- [Records for this task]:
-- Start --

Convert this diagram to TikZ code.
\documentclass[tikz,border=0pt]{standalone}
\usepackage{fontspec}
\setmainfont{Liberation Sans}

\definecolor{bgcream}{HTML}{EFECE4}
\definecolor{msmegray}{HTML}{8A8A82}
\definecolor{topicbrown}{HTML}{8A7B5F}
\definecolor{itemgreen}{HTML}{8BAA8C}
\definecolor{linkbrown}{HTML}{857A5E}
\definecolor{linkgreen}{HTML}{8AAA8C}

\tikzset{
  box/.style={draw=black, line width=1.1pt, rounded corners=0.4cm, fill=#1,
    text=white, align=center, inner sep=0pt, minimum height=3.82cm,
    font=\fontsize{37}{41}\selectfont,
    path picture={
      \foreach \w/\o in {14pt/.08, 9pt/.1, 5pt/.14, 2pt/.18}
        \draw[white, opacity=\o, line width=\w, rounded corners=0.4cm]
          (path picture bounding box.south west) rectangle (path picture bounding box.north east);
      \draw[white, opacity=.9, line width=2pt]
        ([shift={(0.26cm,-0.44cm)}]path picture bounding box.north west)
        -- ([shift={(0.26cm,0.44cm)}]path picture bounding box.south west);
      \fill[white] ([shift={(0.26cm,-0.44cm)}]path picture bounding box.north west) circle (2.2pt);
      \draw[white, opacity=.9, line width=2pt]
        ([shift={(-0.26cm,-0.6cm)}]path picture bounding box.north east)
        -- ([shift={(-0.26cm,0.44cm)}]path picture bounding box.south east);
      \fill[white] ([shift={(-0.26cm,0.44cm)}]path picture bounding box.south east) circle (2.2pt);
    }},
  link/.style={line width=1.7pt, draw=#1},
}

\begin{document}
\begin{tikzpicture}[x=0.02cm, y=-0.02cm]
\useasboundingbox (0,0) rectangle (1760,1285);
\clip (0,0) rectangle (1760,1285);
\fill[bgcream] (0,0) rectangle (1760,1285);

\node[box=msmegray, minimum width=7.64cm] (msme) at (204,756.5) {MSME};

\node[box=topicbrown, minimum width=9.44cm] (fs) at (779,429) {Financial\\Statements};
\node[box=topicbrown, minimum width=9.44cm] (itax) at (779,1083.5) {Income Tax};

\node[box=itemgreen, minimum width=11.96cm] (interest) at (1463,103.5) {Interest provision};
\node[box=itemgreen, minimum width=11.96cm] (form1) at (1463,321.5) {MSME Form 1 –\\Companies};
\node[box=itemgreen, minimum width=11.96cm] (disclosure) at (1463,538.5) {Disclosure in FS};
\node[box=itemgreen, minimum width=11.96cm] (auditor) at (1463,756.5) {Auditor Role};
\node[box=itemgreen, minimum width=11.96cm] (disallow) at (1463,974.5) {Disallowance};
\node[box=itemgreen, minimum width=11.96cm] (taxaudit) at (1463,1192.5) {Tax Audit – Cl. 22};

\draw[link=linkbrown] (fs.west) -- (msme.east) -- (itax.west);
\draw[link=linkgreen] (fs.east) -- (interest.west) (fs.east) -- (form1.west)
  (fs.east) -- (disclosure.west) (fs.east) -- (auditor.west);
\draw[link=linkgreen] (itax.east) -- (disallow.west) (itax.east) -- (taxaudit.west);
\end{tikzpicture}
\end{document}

-- End --
-- Start --

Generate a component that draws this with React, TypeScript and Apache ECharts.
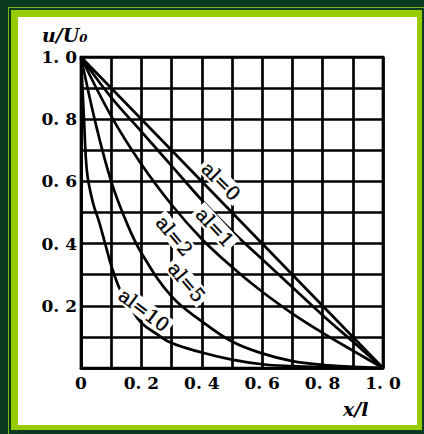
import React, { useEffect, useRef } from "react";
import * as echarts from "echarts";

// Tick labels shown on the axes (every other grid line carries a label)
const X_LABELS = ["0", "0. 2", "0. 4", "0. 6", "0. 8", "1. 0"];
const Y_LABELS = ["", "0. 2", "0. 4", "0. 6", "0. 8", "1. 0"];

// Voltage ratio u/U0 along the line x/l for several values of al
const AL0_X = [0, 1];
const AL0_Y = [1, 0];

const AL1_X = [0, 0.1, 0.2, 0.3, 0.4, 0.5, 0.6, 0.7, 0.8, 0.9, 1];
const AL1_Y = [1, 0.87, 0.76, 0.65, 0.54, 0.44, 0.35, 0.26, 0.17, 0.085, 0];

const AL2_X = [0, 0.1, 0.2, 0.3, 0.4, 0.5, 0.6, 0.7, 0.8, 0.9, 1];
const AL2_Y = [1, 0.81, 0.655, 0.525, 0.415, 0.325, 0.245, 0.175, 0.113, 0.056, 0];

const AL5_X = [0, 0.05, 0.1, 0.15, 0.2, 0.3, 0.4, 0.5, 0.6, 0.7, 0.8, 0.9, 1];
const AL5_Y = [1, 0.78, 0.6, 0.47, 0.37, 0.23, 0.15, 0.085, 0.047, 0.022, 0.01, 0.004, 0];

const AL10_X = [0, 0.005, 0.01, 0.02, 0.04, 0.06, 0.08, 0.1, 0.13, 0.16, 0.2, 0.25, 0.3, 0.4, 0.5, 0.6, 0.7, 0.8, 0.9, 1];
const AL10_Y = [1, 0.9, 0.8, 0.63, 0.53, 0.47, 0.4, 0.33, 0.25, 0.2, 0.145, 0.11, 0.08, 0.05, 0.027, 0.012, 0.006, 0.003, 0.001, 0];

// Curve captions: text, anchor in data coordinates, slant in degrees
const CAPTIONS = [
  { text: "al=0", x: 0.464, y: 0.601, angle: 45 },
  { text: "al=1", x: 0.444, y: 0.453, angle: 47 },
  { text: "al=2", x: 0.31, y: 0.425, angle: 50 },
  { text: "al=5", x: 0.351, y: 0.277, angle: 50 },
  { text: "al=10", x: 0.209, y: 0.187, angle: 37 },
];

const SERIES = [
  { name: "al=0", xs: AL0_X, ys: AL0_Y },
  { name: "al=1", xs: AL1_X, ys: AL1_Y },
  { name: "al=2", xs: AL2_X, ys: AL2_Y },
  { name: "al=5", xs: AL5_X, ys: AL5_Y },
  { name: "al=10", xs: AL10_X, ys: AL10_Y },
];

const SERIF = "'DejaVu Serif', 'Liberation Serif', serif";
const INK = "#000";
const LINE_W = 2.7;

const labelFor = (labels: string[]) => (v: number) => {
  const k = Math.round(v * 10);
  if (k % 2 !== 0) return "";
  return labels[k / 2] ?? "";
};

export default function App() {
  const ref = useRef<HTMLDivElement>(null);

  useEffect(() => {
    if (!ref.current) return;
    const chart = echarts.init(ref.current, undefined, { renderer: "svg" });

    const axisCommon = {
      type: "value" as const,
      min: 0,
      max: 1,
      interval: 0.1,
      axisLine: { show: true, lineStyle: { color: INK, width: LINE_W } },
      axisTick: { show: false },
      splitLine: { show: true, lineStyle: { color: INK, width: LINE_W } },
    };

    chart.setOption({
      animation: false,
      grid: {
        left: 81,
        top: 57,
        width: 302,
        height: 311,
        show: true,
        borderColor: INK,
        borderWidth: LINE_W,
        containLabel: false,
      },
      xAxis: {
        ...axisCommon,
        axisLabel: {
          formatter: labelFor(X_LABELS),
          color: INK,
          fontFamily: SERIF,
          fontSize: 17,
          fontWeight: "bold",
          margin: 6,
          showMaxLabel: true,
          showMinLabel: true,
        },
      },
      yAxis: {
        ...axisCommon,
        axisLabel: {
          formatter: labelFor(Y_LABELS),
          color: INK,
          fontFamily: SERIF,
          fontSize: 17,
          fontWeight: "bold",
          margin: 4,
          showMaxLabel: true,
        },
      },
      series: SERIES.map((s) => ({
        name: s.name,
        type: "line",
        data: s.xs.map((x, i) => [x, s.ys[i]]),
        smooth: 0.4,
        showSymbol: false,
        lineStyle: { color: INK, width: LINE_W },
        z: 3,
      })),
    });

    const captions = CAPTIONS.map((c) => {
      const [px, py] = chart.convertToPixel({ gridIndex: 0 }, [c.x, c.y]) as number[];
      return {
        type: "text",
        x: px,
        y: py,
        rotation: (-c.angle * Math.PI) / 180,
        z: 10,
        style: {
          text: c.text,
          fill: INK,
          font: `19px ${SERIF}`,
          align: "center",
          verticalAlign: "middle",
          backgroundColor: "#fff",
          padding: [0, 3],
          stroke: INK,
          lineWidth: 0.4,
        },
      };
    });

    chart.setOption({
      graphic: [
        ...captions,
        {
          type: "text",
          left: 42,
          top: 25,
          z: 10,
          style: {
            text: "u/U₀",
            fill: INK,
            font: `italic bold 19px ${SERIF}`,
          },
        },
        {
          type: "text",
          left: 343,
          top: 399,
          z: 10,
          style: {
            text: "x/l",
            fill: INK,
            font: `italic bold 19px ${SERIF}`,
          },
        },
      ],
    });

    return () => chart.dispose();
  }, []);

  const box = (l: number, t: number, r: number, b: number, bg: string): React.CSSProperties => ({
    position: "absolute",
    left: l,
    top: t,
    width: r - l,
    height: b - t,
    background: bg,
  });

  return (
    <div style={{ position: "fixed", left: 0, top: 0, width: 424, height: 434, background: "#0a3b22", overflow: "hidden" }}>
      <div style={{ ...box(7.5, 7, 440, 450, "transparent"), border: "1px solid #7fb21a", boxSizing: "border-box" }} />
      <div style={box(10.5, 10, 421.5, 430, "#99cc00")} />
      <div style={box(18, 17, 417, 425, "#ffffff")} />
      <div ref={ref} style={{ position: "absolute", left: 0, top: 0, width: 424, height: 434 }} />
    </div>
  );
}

-- End --
-- Start --

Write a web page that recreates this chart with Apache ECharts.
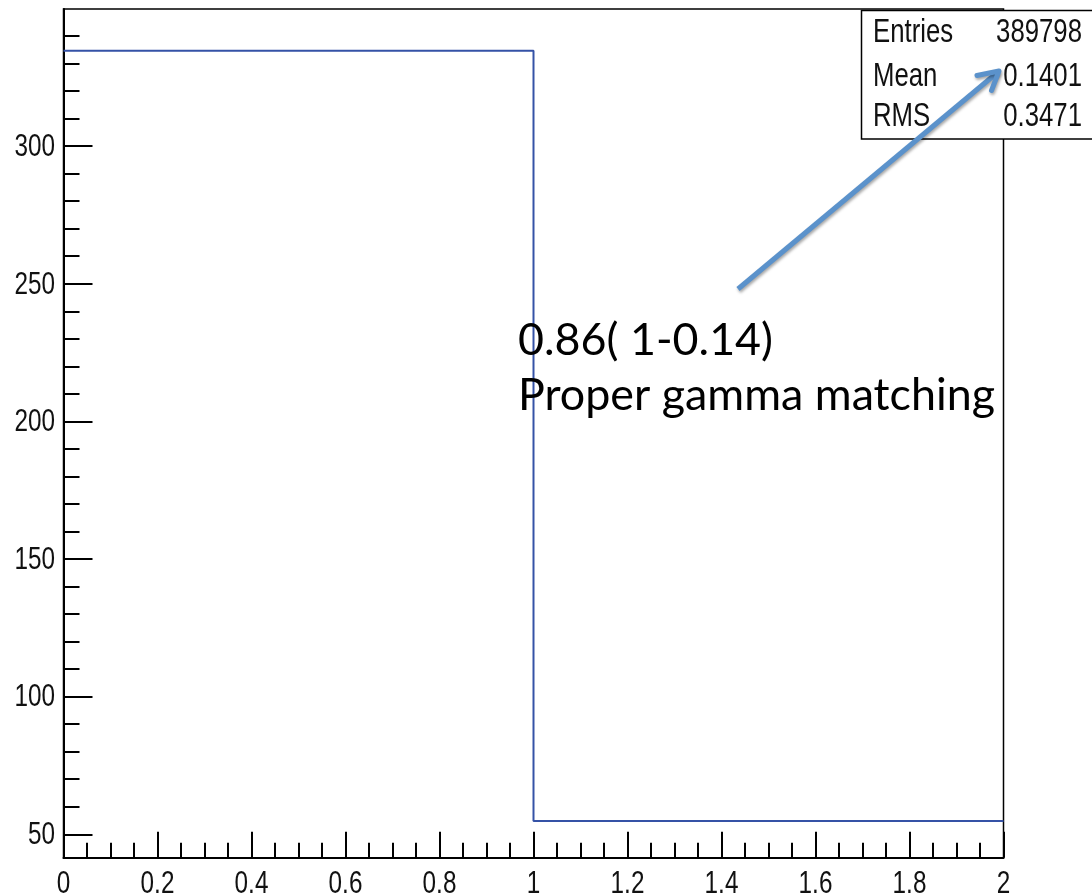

-- End --

- [Short problem]:
Locate and copy each line in the data above that includes the word "with".

- [Expected answer]:
Generate a component that draws this with React, TypeScript and Apache ECharts.
Write a web page that recreates this chart with Apache ECharts.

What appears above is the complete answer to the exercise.